On another side of the globe, geographer Huang (Geography and Planning) examines the patterns of residential segregation and housing inequality emerging in Beijing as China makes the transition from work-unit compounds to gated communities and ownership of multiple homes. Huang’s more recent work focuses on second home ownership in China. Second home ownership is promoted to stimulate the economy but it also contributes to the housing shortage, inequality and market or locational distortions. It argues that ownership and location of the primary and secondary home must be considered together. The persisting household registration system, as well as the continued allocation of subsidized housing, results in people owning one home and renting another, or living in public housing but also owning a home.

Also working in the context of China, Messner (Sociology) is focused on the link between neighborhoods and crime. This new project, funded by NSF is designed to examine the distinctive organizational mechanisms intended to control disorderly conditions in contemporary urban China. The project focuses on the operations of “neighborhood committees” (Jü Wei Hui) and neighborhood police stations (Pai Chu Suo), which are grass-roots social control organizations, and the adaptations of these organizations to the rapidly changing social landscape in China. The research is informed by an analytic model that integrates key concepts from the Western literature on “neighborhood effects” with concepts tailored to the unique Chinese context. The analyses assess the interrelationships among indicators of the social structural features of neighborhoods, distinct dimensions of neighborhood social control (informal, semi-public, public, and market-based control), and specified forms of social and physical disorder.
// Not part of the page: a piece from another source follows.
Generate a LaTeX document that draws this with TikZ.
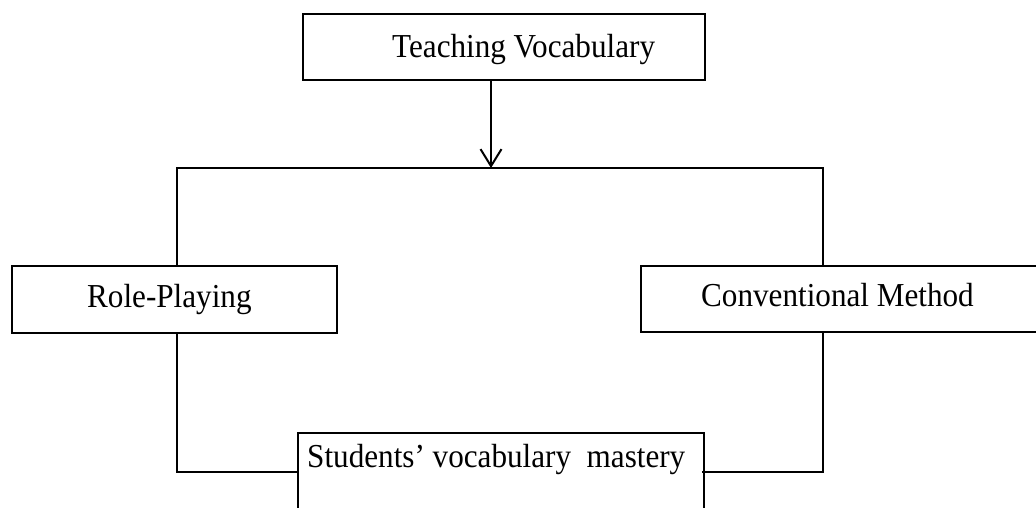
\documentclass[tikz,border=0pt]{standalone}
\usepackage{fontspec}
\setmainfont{Liberation Serif}[FakeStretch=0.93]
\usetikzlibrary{arrows.meta}
\begin{document}
\begin{tikzpicture}[x=1pt,y=-1pt,
  boxnode/.style={draw=black,line width=1.6pt,rectangle,inner sep=0pt,anchor=north west},
  lbl/.style={font=\fontsize{33.5}{40}\selectfont,inner sep=0pt,anchor=base west},
  conn/.style={draw=black,line width=1.5pt},
  arr/.style={draw=black,line width=2pt,-{Straight Barb[length=17pt,width=21pt,line width=2pt]}}]
\clip (0,0) rectangle (1036,507);
\fill[white] (0,0) rectangle (1036,507);
% boxes
\node[boxnode,minimum width=402pt,minimum height=66pt] (tv) at (302,13) {};
\node[boxnode,minimum width=325pt,minimum height=67pt] (rp) at (11,265) {};
\node[boxnode,minimum width=440pt,minimum height=66pt] (cm) at (640,265) {};
\node[boxnode,minimum width=406pt,minimum height=120pt] (sv) at (297,432) {};
% texts
\node[lbl] (tvt) at (392,57) {Teaching Vocabulary};
\node[lbl] (rpt) at (87,307) {Role-Playing};
\node[lbl] (cmt) at (701,306) {Conventional Method};
\node[lbl] (svt) at (307,467) {Students’ vocabulary\ \ mastery};
% junctions
\coordinate (jm) at (491,168);
\coordinate (jl) at (177,168);
\coordinate (jr) at (823,168);
\coordinate (bl) at (177,472);
\coordinate (br) at (823,472);
% connectors
\draw[arr] (tv.south -| jm) -- (jm);
\draw[conn] (rp.north -| jl) -- (jl) -- (jr) -- (cm.north -| jr);
\draw[conn] (rp.south -| bl) -- (bl) -- (bl -| sv.west);
\draw[conn] (cm.south -| br) -- (br) -- ([xshift=-3pt]br -| sv.east);
\end{tikzpicture}
\end{document}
The Urban China Research Network, founded at Albany in 1999 and currently led by sociologists Liang and Messner (described more fully in the Immigration section) also is concerned with spatial demography. It engages with the uneven development evident across the regions of China and other critical issues of urbanization in that country.

The nexus between spatial methods and substantive research at CSDA is best exemplified by the work of Deane. His work focuses on how the environment and population interrelate with each other. A key example is his 2011 co-edited book Navigating Time and Space in Population Studies (Springer). This book covers all the population processes, a time frame from the 18th to 21st centuries, and presents innovative temporally and spatially explicit methods to examine longstanding questions about population diffusion as well as refine core demographic theories. His long collaboration with Myron Guttman, funded by NICHD, has sought to answer the question of how people behave demographically in a complex social, economic, and environmental setting. They find that while simplistic trend models are descriptive of frontier settlement, the process involves more than simple diffusion. His work on family dynamics is structured to show whether relations between parents and adult children are imbedded in and influenced by relationships with other adult children.

A new theme emerging in spatial research at CSDA moves beyond urban areas to suburban and rural communities. Much of this work is being done on New York State. A new project, headed by Denton and Friedman, called “How the Other Third Lives”, has been launched on the Mumford website (http://mumford.albany.edu/mumford/UpstateProject/). It aims to do several things: first, explore demographic issues for upstate New York, since research on the entire state is dominated by NYC; second, use upstate as a laboratory to investigate the feasibility of larger projects; and third, to link together data about New York State from various sources and at different geographic levels into a comprehensive mapping system. This is a collaborative project involving researchers from other universities. Several reports have already been produced (race/ethnic change, Catskills, 2010 Census) and more are in process (poverty, assistance, segregation). The upstate NY project dovetails nicely with Bell’s work on pesticides and fetal mortality and agricultural health issues, which is described in more detail under the Data Collection and Methods Theme. Another public health researcher, Gallant is examining sources of support for diabetes in rural and underserved communities, documenting the relationship between them and diabetes self-help behaviors. The project involves implementing community-based walking programs in rural communities in upstate N.Y. Jurkowski, (Public Health), has been involved in the Amsterdam Latino community, a smaller “new” immigrant destination, focusing on women’s mental health, physical activity levels, and delays in using health care. Like the work of Liang and Deane, her work is innovative in its focus of how this particular context affects the health care outcomes of this population.

Other work that focuses on specific parts of the urban environment and is likely to include more spatial components as it moves forward include Chung’s work on Asian American suburbs in Los Angeles and Hosler’s work on the location of food stores as a factor in the nutrition of low income families. Liang seeks to further the study of spatial demography in examining the complex effect of natural disasters on population, health, and environmental dynamics. In addition, he plans on studying the complexity of the interaction between humans and nature in rural landscapes. Friedman seeks to expand her recent work on segregation by homeownership (tenure) status. She plans to take a longitudinal focus on this project in order to investigate whether and how the subprime mortgage lending crisis has played a role in exacerbating the segregation of black homeowners from white homeowners. South and colleagues have a proposal under review to examine the effects of minority concentration on health. Using mapping software, information on neighborhood environmental conditions, and spatial regression techniques, Brandon is planning a project on the location of childcare centers in order to: (a) represent the spatial distribution of these two vulnerable groups of children relative to the locations of market child care providers; and (b) document the potential health and social consequences for these two groups attending child care in compromised environments. He is very knowledgeable in spatial statistics and his expertise will complement Deane’s and enable us to expand our statistical focus as detailed in the Development Core.

CSDA’s spatial demography theme contributes to NICHD’s population dynamics vision. In particular, spatial methodology and modeling is a sophisticated method of using neighborhood or other contextual data to identify populations with distinctive environmental experiences.